RÉTICENTS ÀDEMANDER DE L’AIDE
Les docteurs Sandra Roman et Claude Prévost se sont intéressés à la santé mentale des médecins, notamment l’épuisement professionnel, l’abus de substances et le suicide. Questionnés par notre Bureau d’enquête, ils nous font part de leurs observations.
Il existe peu de données sur le sujet du suicide des médecins au Québec. Pourquoi ?
Dr Prévost : Il faudrait faire des études qui sont relativement lourdes et complexes à mettre en oeuvre. C’est un des obstacles qui font probablement qu’on a peu de données. [...] C’est vrai que les données là-dessus [suicide] proviennent surtout de l’étranger.
Pourquoi ne s’intéresse-t-on pas davantage au suicide des médecins ?
Dr Prévost : Il est possible que ça suscite peu d’intérêt. Quand on s’intéresse aux enjeux globaux de santé des médecins, c’est clair qu’il y a là quelque chose de plus spectaculaire que les autres problèmes. C’est dramatique, un suicide, on ne se le cachera pas. En termes de nombre de médecins affectés et en termes de capacité de prévention, par contre, on a plus l’impression de faire des choses utiles pour des problèmes qui sont moins dramatiques, comme l’épuisement professionnel.
Pourquoi les suicides sont-ils souvent liés à une erreur médicale ou à une poursuite ?
Dre Roman : Les erreurs, les plaintes, les poursuites, on est vraiment dans un chapitre qui va toucher l’identité professionnelle de façon très profonde. C’est un des éléments qui va ébranler le plus un médecin. Parfois, c’est anecdotique, mais parfois, il peut y avoir un lien [avec le suicide]. Dans certains cas, c’est [un facteur] plus important.
Doit-on soutenir les médecins qui vivent ce genre de situations professionnelles ?

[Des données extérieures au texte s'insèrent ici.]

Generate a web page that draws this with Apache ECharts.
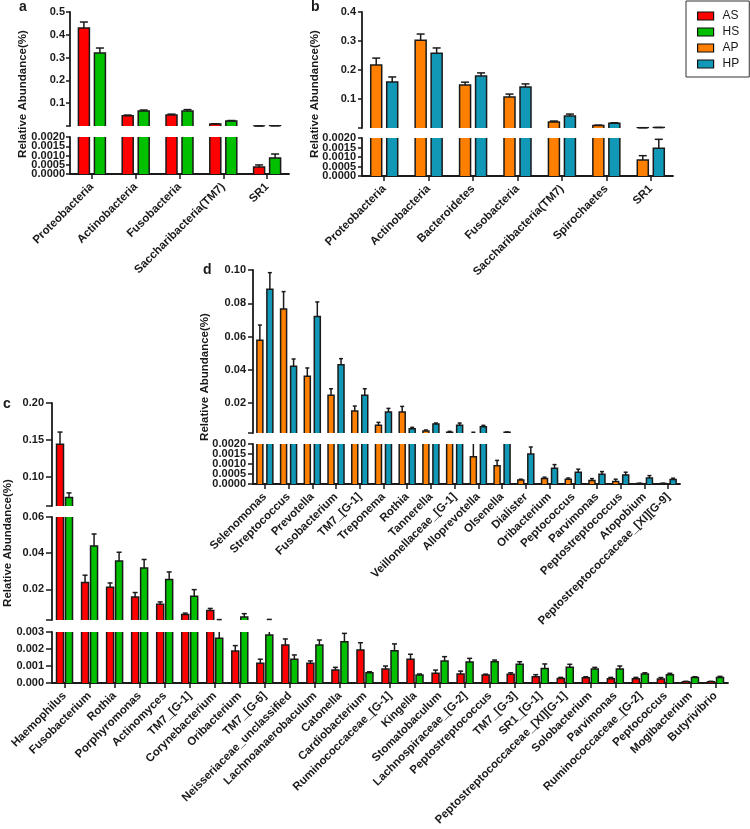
<!DOCTYPE html>
<html>
<head>
<meta charset="utf-8">
<script src="https://cdn.jsdelivr.net/npm/echarts@6/dist/echarts.min.js"></script>
<style>html,body{margin:0;padding:0;background:#fff}#chart{width:750px;height:829px}</style>
</head>
<body>
<div id="chart"></div>
<script>
// ---------- DATA ----------
const aCats = ['Proteobacteria','Actinobacteria','Fusobacteria','Saccharibacteria(TM7)','SR1'];
const aAS    = [0.430, 0.045, 0.048, 0.009, 0.00038];
const aASerr = [0.026, 0.003, 0.004, 0.001, 0.00011];
const aHS    = [0.320, 0.066, 0.066, 0.022, 0.00086];
const aHSerr = [0.022, 0.004, 0.006, 0.002, 0.00022];

const bCats = ['Proteobacteria','Actinobacteria','Bacteroidetes','Fusobacteria','Saccharibacteria(TM7)','Spirochaetes','SR1'];
const bAP    = [0.217, 0.303, 0.148, 0.107, 0.021, 0.009, 0.00084];
const bAPerr = [0.024, 0.021, 0.010, 0.010, 0.003, 0.001, 0.00023];
const bHP    = [0.159, 0.258, 0.179, 0.141, 0.041, 0.016, 0.00146];
const bHPerr = [0.017, 0.018, 0.011, 0.011, 0.007, 0.002, 0.00047];

const dCats = ['Selenomonas','Streptococcus','Prevotella','Fusobacterium','TM7_[G-1]','Treponema','Rothia','Tannerella','Veillonellaceae_[G-1]','Alloprevotella','Olsenella','Dialister','Oribacterium','Peptococcus','Parvimonas','Peptostreptococcus','Atopobium','Peptostreptococcaceae_[XI][G-9]'];
const dAP    = [0.0577, 0.0765, 0.0361, 0.0247, 0.0152, 0.0066, 0.0146, 0.0032, 0.0024, 0.00136, 0.00091, 0.0002, 0.00027, 0.00024, 0.00017, 0.00012, 0.00003, 0.00003];
const dAPerr = [0.0092, 0.0105, 0.0050, 0.0039, 0.0030, 0.0018, 0.0034, 0.0006, 0.0006, 0.0011, 0.00027, 0.00004, 0.00007, 0.00006, 0.0001, 0.00012, 0.00001, 0.00001];
const dHP    = [0.0884, 0.0421, 0.0720, 0.0431, 0.0247, 0.0146, 0.0046, 0.0074, 0.0066, 0.0057, 0.0025, 0.0015, 0.00079, 0.00059, 0.00049, 0.00045, 0.0003, 0.00022];
const dHPerr = [0.0100, 0.0044, 0.0088, 0.0036, 0.0039, 0.0022, 0.0008, 0.0006, 0.0014, 0.0009, 0.0001, 0.00035, 0.00018, 0.00015, 0.00013, 0.00014, 0.00012, 0.00007];

const cCats = ['Haemophilus','Fusobacterium','Rothia','Porphyromonas','Actinomyces','TM7_[G-1]','Corynebacterium','Oribacterium','TM7_[G-6]','Neisseriaceae_unclassified','Lachnoanaerobaculum','Catonella','Cardiobacterium','Ruminococcaceae_[G-1]','Kingella','Stomatobaculum','Lachnospiraceae_[G-2]','Peptostreptococcus','TM7_[G-3]','SR1_[G-1]','Peptostreptococcaceae_[XI][G-1]','Solobacterium','Parvimonas','Ruminococcaceae_[G-2]','Peptococcus','Mogibacterium','Butyrivibrio'];
const cAS    = [0.144, 0.0237, 0.0211, 0.0157, 0.0117, 0.0060, 0.0083, 0.00188, 0.00116, 0.00224, 0.00116, 0.00076, 0.00194, 0.00082, 0.00139, 0.00057, 0.00053, 0.00047, 0.00051, 0.00037, 0.00027, 0.00031, 0.00025, 0.00025, 0.00024, 0.00008, 0.00008];
const cASerr = [0.0165, 0.0041, 0.0024, 0.0025, 0.0013, 0.0008, 0.0011, 0.00032, 0.00024, 0.00035, 0.00014, 0.00016, 0.00043, 0.00018, 0.00030, 0.00019, 0.00017, 0.00005, 0.00009, 0.00012, 0.00006, 0.00006, 0.00008, 0.00008, 0.00008, 0.00002, 0.00002];
const cHS    = [0.0715, 0.0440, 0.0357, 0.0318, 0.0254, 0.0161, 0.00263, 0.0046, 0.00282, 0.0014, 0.00224, 0.00243, 0.0006, 0.0019, 0.00047, 0.0013, 0.00124, 0.00125, 0.0011, 0.00086, 0.00092, 0.00082, 0.00082, 0.00053, 0.00049, 0.00033, 0.00033];
const cHSerr = [0.0063, 0.0066, 0.0048, 0.0047, 0.0042, 0.0037, 0.0006, 0.0019, 0.0005, 0.00025, 0.00029, 0.00049, 0.00006, 0.0004, 0.00006, 0.00025, 0.00021, 0.0001, 0.00015, 0.00026, 0.00018, 0.0001, 0.00018, 0.00007, 0.00008, 0.00004, 0.00006];

const fineTicks = [0, 0.0005, 0.001, 0.0015, 0.002];
const legendNames = ['AS','HS','AP','HP'];
const yTitle = 'Relative Abundance(%)';

// ---------- STYLE ----------
const FONT = '"Liberation Sans", Arial, Helvetica, sans-serif';
const INK = '#1a1a1a';
const COLORS = {AS:'#ff0000', HS:'#00c000', AP:'#ff8000', HP:'#1198b6'};

const grids = [], xAxes = [], yAxes = [], extraY = [], series = [];

function outlineRender(barW, offset, capW) {
  return function (params, api) {
    const cat = api.value(0), v = api.value(1), e = api.value(2);
    const cs = params.coordSys;
    const top = cs.y, bot = cs.y + cs.height;
    const p = api.coord([cat, v]);
    const cx = p[0] + offset;
    const yv = p[1];
    const ye = api.coord([cat, v + e])[1];
    const xl = cx - barW / 2, xr = cx + barW / 2;
    const st = {stroke: INK, lineWidth: 1.5, fill: null};
    const ch = [];
    if (yv < bot) {
      if (yv >= top) {
        ch.push({type: 'polyline', shape: {points: [[xl, bot], [xl, yv], [xr, yv], [xr, bot]]}, style: st});
      } else {
        ch.push({type: 'line', shape: {x1: xl, y1: top, x2: xl, y2: bot}, style: st});
        ch.push({type: 'line', shape: {x1: xr, y1: top, x2: xr, y2: bot}, style: st});
      }
    }
    if (e > 0) {
      const y1 = Math.min(Math.max(yv, top), bot);
      const y2 = Math.min(Math.max(ye, top), bot);
      if (y1 - y2 > 0.1) {
        ch.push({type: 'line', shape: {x1: cx, y1: y1, x2: cx, y2: y2}, style: st});
      }
      if (ye >= top - 0.5 && ye <= bot) {
        ch.push({type: 'line', shape: {x1: cx - capW / 2, y1: ye, x2: cx + capW / 2, y2: ye}, style: st});
      }
    }
    return {type: 'group', children: ch};
  };
}

function labelStyle(s, p, values) {
  return {customValues: values, interval: 0, showMinLabel: true, showMaxLabel: true, hideOverlap: false,
    formatter: (v) => Number(v).toFixed(s.dec), fontSize: 11, fontWeight: 'bold', color: INK,
    margin: p.labMargin, fontFamily: FONT};
}

function addPanel(p) {
  const n = p.groups.length;
  const step = p.barW + p.gap;
  p.segs.forEach((s, si) => {
    const gi = grids.length;
    const isBottom = si === p.segs.length - 1;
    grids.push({left: p.left, top: s.top, width: p.width, height: s.bottom - s.top});
    xAxes.push({
      type: 'category', gridIndex: gi, data: p.cats, show: isBottom,
      axisLine: {show: true, lineStyle: {color: INK, width: 1.8}},
      axisTick: {show: true, alignWithLabel: true, length: 5, lineStyle: {color: INK, width: 1.5}},
      axisLabel: {rotate: 45, interval: 0, hideOverlap: false, fontSize: p.catFont, fontWeight: 'bold', color: INK, margin: 11, fontFamily: FONT},
      splitLine: {show: false}
    });
    // tightly spaced labels are split over two overlaid axes so none gets auto-hidden
    const mainLabels = s.labels2 ? s.labels.filter((v, i) => i % 2 === 0) : s.labels;
    yAxes.push({
      type: 'value', gridIndex: gi, min: s.min, max: s.max, position: 'left',
      splitLine: {show: false},
      axisLine: {show: true, lineStyle: {color: INK, width: 1.8}},
      axisTick: {show: true, length: p.tickLen, lineStyle: {color: INK, width: 1.5}, customValues: s.ticks},
      axisLabel: labelStyle(s, p, mainLabels)
    });
    if (s.labels2) {
      extraY.push({
        type: 'value', gridIndex: gi, min: s.min, max: s.max, position: 'left', offset: 0,
        splitLine: {show: false}, axisLine: {show: false}, axisTick: {show: false},
        axisLabel: labelStyle(s, p, s.labels.filter((v, i) => i % 2 === 1))
      });
    }
    p.groups.forEach((g) => {
      series.push({
        type: 'bar', name: g.name, xAxisIndex: gi, yAxisIndex: gi, data: g.vals,
        barWidth: p.barW, barGap: (p.gap / p.barW * 100) + '%',
        itemStyle: {color: COLORS[g.name], borderWidth: 0}, clip: true, silent: true
      });
    });
    p.groups.forEach((g, k) => {
      const offset = (k - (n - 1) / 2) * step;
      series.push({
        type: 'custom', name: g.name + ' SEM', xAxisIndex: gi, yAxisIndex: gi, z: 3,
        renderItem: outlineRender(p.barW, offset, p.capW),
        data: g.vals.map((v, i) => [i, v, g.errs[i]]), silent: true
      });
    });
  });
}

addPanel({
  left: 70, width: 219, cats: aCats, barW: 11, gap: 5, capW: 8, catFont: 11.5, tickLen: 4, labMargin: 5,
  groups: [{name: 'AS', vals: aAS, errs: aASerr}, {name: 'HS', vals: aHS, errs: aHSerr}],
  segs: [
    {top: 12, bottom: 126, min: 0, max: 0.5, labels: [0.1, 0.2, 0.3, 0.4, 0.5], ticks: [0, 0.1, 0.2, 0.3, 0.4, 0.5], dec: 1},
    {top: 137, bottom: 174, min: 0, max: 0.002, labels: fineTicks, labels2: true, ticks: fineTicks, dec: 4}
  ]
});
addPanel({
  left: 362, width: 311, cats: bCats, barW: 11, gap: 5, capW: 8, catFont: 11.5, tickLen: 4, labMargin: 6,
  groups: [{name: 'AP', vals: bAP, errs: bAPerr}, {name: 'HP', vals: bHP, errs: bHPerr}],
  segs: [
    {top: 12, bottom: 128, min: 0, max: 0.4, labels: [0.1, 0.2, 0.3, 0.4], ticks: [0, 0.1, 0.2, 0.3, 0.4], dec: 1},
    {top: 138, bottom: 176, min: 0, max: 0.002, labels: fineTicks, labels2: true, ticks: fineTicks, dec: 4}
  ]
});
addPanel({
  left: 253, width: 427, cats: dCats, barW: 6, gap: 4, capW: 4, catFont: 11.5, tickLen: 5, labMargin: 7,
  groups: [{name: 'AP', vals: dAP, errs: dAPerr}, {name: 'HP', vals: dHP, errs: dHPerr}],
  segs: [
    {top: 270, bottom: 433, min: 0.002, max: 0.1, labels: [0.02, 0.04, 0.06, 0.08, 0.1], ticks: [0.002, 0.02, 0.04, 0.06, 0.08, 0.1], dec: 2},
    {top: 444, bottom: 484, min: 0, max: 0.002, labels: fineTicks, labels2: true, ticks: fineTicks, dec: 4}
  ]
});
addPanel({
  left: 52, width: 676, cats: cCats, barW: 7, gap: 2, capW: 5, catFont: 11.5, tickLen: 6, labMargin: 8,
  groups: [{name: 'AS', vals: cAS, errs: cASerr}, {name: 'HS', vals: cHS, errs: cHSerr}],
  segs: [
    {top: 403, bottom: 506, min: 0.06, max: 0.2, labels: [0.1, 0.15, 0.2], ticks: [0.06, 0.1, 0.15, 0.2], dec: 2},
    {top: 517, bottom: 620, min: 0.003, max: 0.06, labels: [0.02, 0.04, 0.06], ticks: [0.003, 0.02, 0.04, 0.06], dec: 2},
    {top: 632, bottom: 683, min: 0, max: 0.003, labels: [0, 0.001, 0.002, 0.003], ticks: [0, 0.001, 0.002, 0.003], dec: 3}
  ]
});

function letter(t, x, y) {
  return {type: 'text', x: x, y: y, style: {text: t, fontSize: 14, fontWeight: 'bold', fontFamily: FONT, fill: INK, align: 'left', verticalAlign: 'middle'}};
}
function ytitle(x, y) {
  return {type: 'text', x: x, y: y, rotation: Math.PI / 2, style: {text: yTitle, fontSize: 11.5, fontWeight: 'bold', fontFamily: FONT, fill: INK, align: 'center', verticalAlign: 'middle'}};
}

const option = {
  animation: false,
  backgroundColor: '#fff',
  grid: grids, xAxis: xAxes, yAxis: yAxes.concat(extraY), series: series,
  legend: {
    data: legendNames, orient: 'vertical', left: 686, top: 1,
    padding: [8, 10, 6, 11], itemWidth: 16, itemHeight: 8, itemGap: 2,
    borderColor: '#333', borderWidth: 1, backgroundColor: '#fff', icon: 'rect',
    itemStyle: {borderColor: '#111', borderWidth: 1.2},
    textStyle: {fontSize: 12, color: INK, fontFamily: FONT, lineHeight: 14, padding: [0, 0, 0, 4]},
    selectedMode: false
  },
  graphic: [
    letter('a', 19, 7), letter('b', 311, 7), letter('c', 3, 404), letter('d', 203, 270),
    ytitle(23, 94), ytitle(315, 94), ytitle(205, 377), ytitle(8, 543)
  ]
};

const chart = echarts.init(document.getElementById('chart'), null, {renderer: 'canvas'});
chart.setOption(option);
</script>
</body>
</html>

Dre Roman : Oui, tout à fait. On invite les gens à demander de l’aide lorsqu’ils vivent ces situations-là. Il y a des ressources pour les accompagner, comme le Programme d’aide aux médecins ou encore l’association canadienne de protection médicale. Dr Prévost : Est-ce que des collègues peuvent le faire ? Je pense que oui, mais ça prend un minimum de formation pour pouvoir donner ce support-là.

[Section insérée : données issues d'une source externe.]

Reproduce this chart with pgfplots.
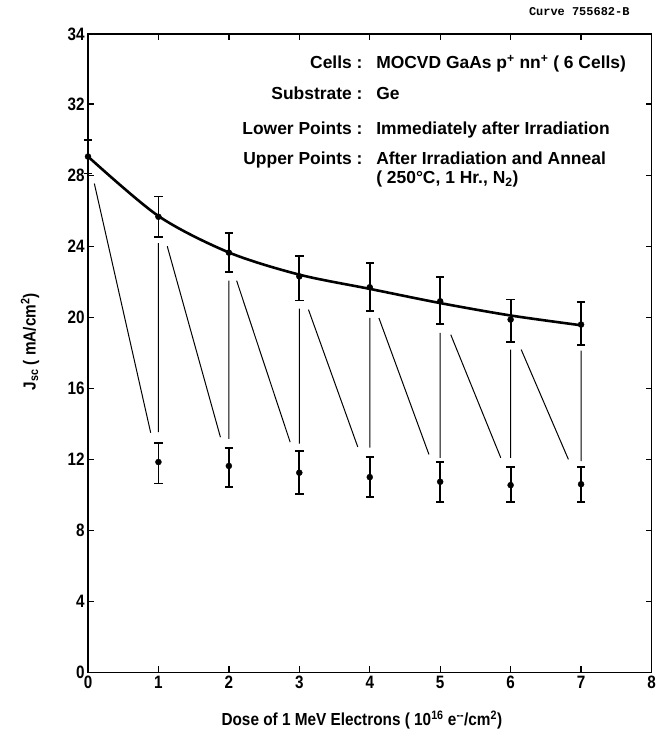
\documentclass[border=0pt]{standalone}
\usepackage{fontspec}
\setmainfont{Liberation Sans}
\newfontfamily\curvefont{Liberation Mono}
\newfontfamily\narrowfont{Liberation Sans}[FakeStretch=0.85]
\newfontfamily\labelfont{Liberation Sans}[FakeStretch=0.88]
\usepackage{pgfplots}
\usepackage{pgfplotstable}
\pgfplotsset{compat=1.18}

\pgfplotstableread{
x y ep em
0 29.05 0.95 0.95
1 25.66 1.14 1.12
2 23.64 1.09 1.10
3 22.30 1.16 1.35
4 21.69 1.37 1.35
5 20.90 1.35 1.28
6 19.87 1.13 1.27
7 19.59 1.27 1.17
}\uppertab

\pgfplotstableread{
x y ep em
1 11.85 1.05 1.21
2 11.63 1.01 1.18
3 11.25 1.20 1.18
4 11.00 1.15 1.10
5 10.74 1.11 1.14
6 10.55 1.02 0.95
7 10.60 0.97 1.00
}\lowertab

\begin{document}
\begin{tikzpicture}
\useasboundingbox (-88bp,-66.5bp) rectangle (568bp,672.5bp);
\begin{axis}[
  at={(0,0)}, anchor=south west,
  width=563.5bp, height=638.5bp, scale only axis,
  xmin=0, xmax=8, ymin=0, ymax=35.95,
  xtick={0,1,...,8},
  ytick={0,4,8,12,16,20,24,28,32,35.95},
  yticklabels={0,4,8,12,16,20,24,28,32,34},
  tick align=inside,
  major tick length=6bp,
  tick style={line width=1.3bp, black},
  axis line style={line width=1.8bp},
  /pgf/number format/assume math mode=true,
  ticklabel style={font=\narrowfont\fontsize{18}{18}\selectfont\bfseries},
  xlabel={Dose of 1 MeV Electrons ( 10\textsuperscript{16} e\textsuperscript{--}/cm\textsuperscript{2})},
  ylabel={J\textsubscript{sc} ( mA/cm\textsuperscript{2})},
  label style={font=\labelfont\fontsize{17.5}{17.5}\selectfont\bfseries},
  xlabel style={at={(axis description cs:0.486,-0.074)}, anchor=center},
  ylabel style={at={(axis description cs:-0.103,0.518)}, anchor=center},
  clip=false,
  unbounded coords=jump,
]
% connector lines
\addplot[black, line width=1bp] coordinates {
(0.09,27.53) (0.89,13.50) (nan,nan)
(1.125,24.0) (1.88,13.25) (nan,nan)
(2.11,22.06) (2.87,12.97) (nan,nan)
(3.13,20.43) (3.83,12.70) (nan,nan)
(4.13,19.96) (4.84,12.28) (nan,nan)
(5.15,19.02) (5.86,12.09) (nan,nan)
(6.15,18.18) (6.82,12.00) (nan,nan)
(1,24.17) (1,13.53) (nan,nan)
(2,22.06) (2,13.16) (nan,nan)
(3,20.49) (3,12.88) (nan,nan)
(4,19.96) (4,12.66) (nan,nan)
(5,19.12) (5,12.09) (nan,nan)
(6,18.18) (6,12.09) (nan,nan)
(7,18.12) (7,11.90)
};
% fitted curve
\addplot[black, line width=2.6bp, smooth] coordinates {
(0,29.05) (1,25.70) (2,23.65) (3,22.40) (4,21.60) (5,20.80) (6,20.10) (7,19.55)
};
% upper points
\addplot[black, only marks, mark=*, mark size=3bp,
  error bars/.cd, y dir=both, y explicit,
  error bar style={line width=1.8bp},
  error mark options={rotate=90, mark size=4.2bp, line width=1.8bp}]
  table[x=x, y=y, y error plus=ep, y error minus=em] {\uppertab};
% lower points
\addplot[black, only marks, mark=*, mark size=3bp,
  error bars/.cd, y dir=both, y explicit,
  error bar style={line width=1.8bp},
  error mark options={rotate=90, mark size=4.2bp, line width=1.8bp}]
  table[x=x, y=y, y error plus=ep, y error minus=em] {\lowertab};

% annotations
\begin{scope}[every node/.style={font=\fontsize{17.5}{17.5}\selectfont\bfseries, inner sep=0pt}]
\node[anchor=base east] at (axis cs:3.90,34.01) {Cells :};
\node[anchor=base west] at (axis cs:4.09,34.01) {MOCVD GaAs p\textsuperscript{+} nn\textsuperscript{+} ( 6 Cells)};
\node[anchor=base east] at (axis cs:3.90,32.26) {Substrate :};
\node[anchor=base west] at (axis cs:4.09,32.26) {Ge};
\node[anchor=base east] at (axis cs:3.90,30.29) {Lower Points :};
\node[anchor=base west] at (axis cs:4.09,30.29) {Immediately after Irradiation};
\node[anchor=base east] at (axis cs:3.90,28.60) {Upper Points :};
\node[anchor=base west] at (axis cs:4.09,28.60) {After Irradiation and Anneal};
\node[anchor=base west] at (axis cs:4.09,27.53) {( 250\textdegree C, 1 Hr., N\textsubscript{2})};
\end{scope}
\node[anchor=east, inner sep=0pt, font=\curvefont\bfseries\fontsize{12}{12}\selectfont] at (axis cs:7.69,37.19) {Curve 755682-B};
\end{axis}
\end{tikzpicture}
\end{document}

Pourquoi certains médecins hésitent-ils à consulter lorsqu’ils vivent des difficultés psychologiques ?
Dre Roman : Il y a un grand sentiment de solidarité, je dirais, par rapport à leurs collègues, par rapport à leurs patients même. Ils se disent : si je prends du temps pour y aller [consulter], si je m’absente, la charge accrue que ça peut amener aux collègues, la perturbation de la prestation des soins... c’est très, très présent. Il y a des forces importantes qui vont un peu à l’encontre de consulter, d’aller chercher de l’aide. Est-ce que le stress lié au travail a atteint un seuil critique ? Dr Prévost : Il n’y a pas de mesure à long terme qui permet d’évaluer le stress au travail. Par contre, la profession a changé, elle s’est complexifiée et la clientèle s’est alourdie. Les médecins ont aussi changé leurs attentes par rapport à leur vie professionnelle. Il y a des enjeux de conciliation travail-famille. Les attentes de la société envers les médecins ont changé aussi. Il y a 30-40 ans, les poursuites et des choses comme ça, ça ne se discutait pas. On peut suspecter que ces conditions-là ont un impact à différents niveaux, y compris sur le stress.